— Begin Excerpted data —
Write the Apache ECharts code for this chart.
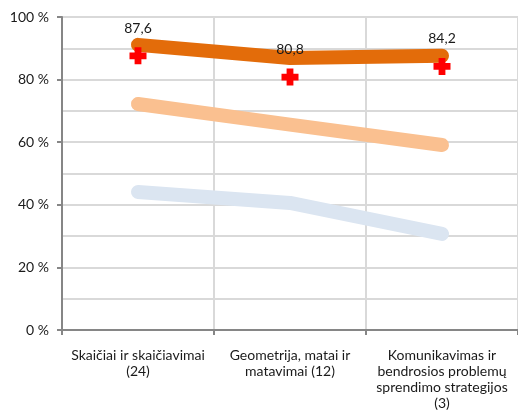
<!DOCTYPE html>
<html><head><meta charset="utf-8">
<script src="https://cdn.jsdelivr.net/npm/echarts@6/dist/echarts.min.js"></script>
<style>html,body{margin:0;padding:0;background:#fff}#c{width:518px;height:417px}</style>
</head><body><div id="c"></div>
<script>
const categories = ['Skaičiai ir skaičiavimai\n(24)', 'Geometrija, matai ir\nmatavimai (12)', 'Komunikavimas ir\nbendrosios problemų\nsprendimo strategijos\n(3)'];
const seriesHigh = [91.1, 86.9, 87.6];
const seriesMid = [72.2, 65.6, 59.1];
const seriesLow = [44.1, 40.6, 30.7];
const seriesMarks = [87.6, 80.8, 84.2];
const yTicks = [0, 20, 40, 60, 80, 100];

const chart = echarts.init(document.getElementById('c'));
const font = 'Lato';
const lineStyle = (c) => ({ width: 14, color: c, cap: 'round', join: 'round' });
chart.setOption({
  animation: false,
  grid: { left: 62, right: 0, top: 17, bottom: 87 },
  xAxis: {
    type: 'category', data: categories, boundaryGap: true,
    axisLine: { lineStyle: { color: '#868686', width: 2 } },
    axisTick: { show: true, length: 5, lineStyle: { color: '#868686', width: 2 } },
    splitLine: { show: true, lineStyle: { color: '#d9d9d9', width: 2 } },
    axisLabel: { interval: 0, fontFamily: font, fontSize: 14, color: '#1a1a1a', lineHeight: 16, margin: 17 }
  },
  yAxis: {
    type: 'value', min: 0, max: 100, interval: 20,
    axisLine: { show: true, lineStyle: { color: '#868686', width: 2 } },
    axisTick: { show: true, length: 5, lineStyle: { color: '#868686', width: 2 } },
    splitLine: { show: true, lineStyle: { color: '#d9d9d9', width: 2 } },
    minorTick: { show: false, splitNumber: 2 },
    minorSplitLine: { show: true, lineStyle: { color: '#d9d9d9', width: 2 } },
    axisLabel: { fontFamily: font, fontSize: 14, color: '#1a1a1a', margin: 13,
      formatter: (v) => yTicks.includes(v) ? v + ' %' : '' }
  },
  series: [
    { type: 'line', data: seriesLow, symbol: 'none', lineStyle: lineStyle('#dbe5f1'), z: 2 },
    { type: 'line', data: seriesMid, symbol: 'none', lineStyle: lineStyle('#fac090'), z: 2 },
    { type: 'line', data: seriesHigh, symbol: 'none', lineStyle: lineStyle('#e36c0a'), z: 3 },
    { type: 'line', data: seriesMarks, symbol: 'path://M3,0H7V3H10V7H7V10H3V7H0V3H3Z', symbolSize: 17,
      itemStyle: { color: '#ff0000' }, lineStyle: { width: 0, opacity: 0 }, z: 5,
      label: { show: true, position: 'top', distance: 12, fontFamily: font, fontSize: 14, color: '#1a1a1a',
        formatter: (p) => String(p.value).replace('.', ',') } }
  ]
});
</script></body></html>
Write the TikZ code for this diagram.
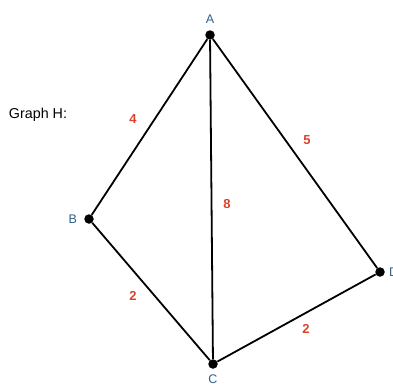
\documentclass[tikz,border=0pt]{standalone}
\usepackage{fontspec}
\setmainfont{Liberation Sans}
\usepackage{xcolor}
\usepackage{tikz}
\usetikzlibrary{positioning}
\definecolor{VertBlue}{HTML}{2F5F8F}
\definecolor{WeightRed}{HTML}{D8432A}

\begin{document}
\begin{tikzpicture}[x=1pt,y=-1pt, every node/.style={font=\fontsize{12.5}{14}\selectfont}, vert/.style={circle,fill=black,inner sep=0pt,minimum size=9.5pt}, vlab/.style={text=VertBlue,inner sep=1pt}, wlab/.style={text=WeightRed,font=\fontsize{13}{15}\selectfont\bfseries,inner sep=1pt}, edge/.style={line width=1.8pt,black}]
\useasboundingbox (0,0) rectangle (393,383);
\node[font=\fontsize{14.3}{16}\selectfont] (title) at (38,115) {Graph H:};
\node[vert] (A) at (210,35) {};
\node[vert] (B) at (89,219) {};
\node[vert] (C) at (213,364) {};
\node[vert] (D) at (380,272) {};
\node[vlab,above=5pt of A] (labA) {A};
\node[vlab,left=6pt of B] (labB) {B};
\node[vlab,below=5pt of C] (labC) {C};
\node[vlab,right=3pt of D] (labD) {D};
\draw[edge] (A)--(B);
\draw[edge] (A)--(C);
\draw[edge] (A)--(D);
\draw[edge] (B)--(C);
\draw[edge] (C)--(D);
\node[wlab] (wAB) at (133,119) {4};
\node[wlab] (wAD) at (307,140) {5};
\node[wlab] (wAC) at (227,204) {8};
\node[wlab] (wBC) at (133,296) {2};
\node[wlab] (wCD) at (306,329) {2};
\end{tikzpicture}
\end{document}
— End Excerpted data —
### Problem to solve
Print all the records again exactly; do not include any picture.

### Result for this exercise
Write the Apache ECharts code for this chart.
<!DOCTYPE html>
<html><head><meta charset="utf-8">
<script src="https://cdn.jsdelivr.net/npm/echarts@6/dist/echarts.min.js"></script>
<style>html,body{margin:0;padding:0;background:#fff}#c{width:518px;height:417px}</style>
</head><body><div id="c"></div>
<script>
const categories = ['Skaičiai ir skaičiavimai\n(24)', 'Geometrija, matai ir\nmatavimai (12)', 'Komunikavimas ir\nbendrosios problemų\nsprendimo strategijos\n(3)'];
const seriesHigh = [91.1, 86.9, 87.6];
const seriesMid = [72.2, 65.6, 59.1];
const seriesLow = [44.1, 40.6, 30.7];
const seriesMarks = [87.6, 80.8, 84.2];
const yTicks = [0, 20, 40, 60, 80, 100];

const chart = echarts.init(document.getElementById('c'));
const font = 'Lato';
const lineStyle = (c) => ({ width: 14, color: c, cap: 'round', join: 'round' });
chart.setOption({
  animation: false,
  grid: { left: 62, right: 0, top: 17, bottom: 87 },
  xAxis: {
    type: 'category', data: categories, boundaryGap: true,
    axisLine: { lineStyle: { color: '#868686', width: 2 } },
    axisTick: { show: true, length: 5, lineStyle: { color: '#868686', width: 2 } },
    splitLine: { show: true, lineStyle: { color: '#d9d9d9', width: 2 } },
    axisLabel: { interval: 0, fontFamily: font, fontSize: 14, color: '#1a1a1a', lineHeight: 16, margin: 17 }
  },
  yAxis: {
    type: 'value', min: 0, max: 100, interval: 20,
    axisLine: { show: true, lineStyle: { color: '#868686', width: 2 } },
    axisTick: { show: true, length: 5, lineStyle: { color: '#868686', width: 2 } },
    splitLine: { show: true, lineStyle: { color: '#d9d9d9', width: 2 } },
    minorTick: { show: false, splitNumber: 2 },
    minorSplitLine: { show: true, lineStyle: { color: '#d9d9d9', width: 2 } },
    axisLabel: { fontFamily: font, fontSize: 14, color: '#1a1a1a', margin: 13,
      formatter: (v) => yTicks.includes(v) ? v + ' %' : '' }
  },
  series: [
    { type: 'line', data: seriesLow, symbol: 'none', lineStyle: lineStyle('#dbe5f1'), z: 2 },
    { type: 'line', data: seriesMid, symbol: 'none', lineStyle: lineStyle('#fac090'), z: 2 },
    { type: 'line', data: seriesHigh, symbol: 'none', lineStyle: lineStyle('#e36c0a'), z: 3 },
    { type: 'line', data: seriesMarks, symbol: 'path://M3,0H7V3H10V7H7V10H3V7H0V3H3Z', symbolSize: 17,
      itemStyle: { color: '#ff0000' }, lineStyle: { width: 0, opacity: 0 }, z: 5,
      label: { show: true, position: 'top', distance: 12, fontFamily: font, fontSize: 14, color: '#1a1a1a',
        formatter: (p) => String(p.value).replace('.', ',') } }
  ]
});
</script></body></html>
Write the TikZ code for this diagram.
\documentclass[tikz,border=0pt]{standalone}
\usepackage{fontspec}
\setmainfont{Liberation Sans}
\usepackage{xcolor}
\usepackage{tikz}
\usetikzlibrary{positioning}
\definecolor{VertBlue}{HTML}{2F5F8F}
\definecolor{WeightRed}{HTML}{D8432A}

\begin{document}
\begin{tikzpicture}[x=1pt,y=-1pt, every node/.style={font=\fontsize{12.5}{14}\selectfont}, vert/.style={circle,fill=black,inner sep=0pt,minimum size=9.5pt}, vlab/.style={text=VertBlue,inner sep=1pt}, wlab/.style={text=WeightRed,font=\fontsize{13}{15}\selectfont\bfseries,inner sep=1pt}, edge/.style={line width=1.8pt,black}]
\useasboundingbox (0,0) rectangle (393,383);
\node[font=\fontsize{14.3}{16}\selectfont] (title) at (38,115) {Graph H:};
\node[vert] (A) at (210,35) {};
\node[vert] (B) at (89,219) {};
\node[vert] (C) at (213,364) {};
\node[vert] (D) at (380,272) {};
\node[vlab,above=5pt of A] (labA) {A};
\node[vlab,left=6pt of B] (labB) {B};
\node[vlab,below=5pt of C] (labC) {C};
\node[vlab,right=3pt of D] (labD) {D};
\draw[edge] (A)--(B);
\draw[edge] (A)--(C);
\draw[edge] (A)--(D);
\draw[edge] (B)--(C);
\draw[edge] (C)--(D);
\node[wlab] (wAB) at (133,119) {4};
\node[wlab] (wAD) at (307,140) {5};
\node[wlab] (wAC) at (227,204) {8};
\node[wlab] (wBC) at (133,296) {2};
\node[wlab] (wCD) at (306,329) {2};
\end{tikzpicture}
\end{document}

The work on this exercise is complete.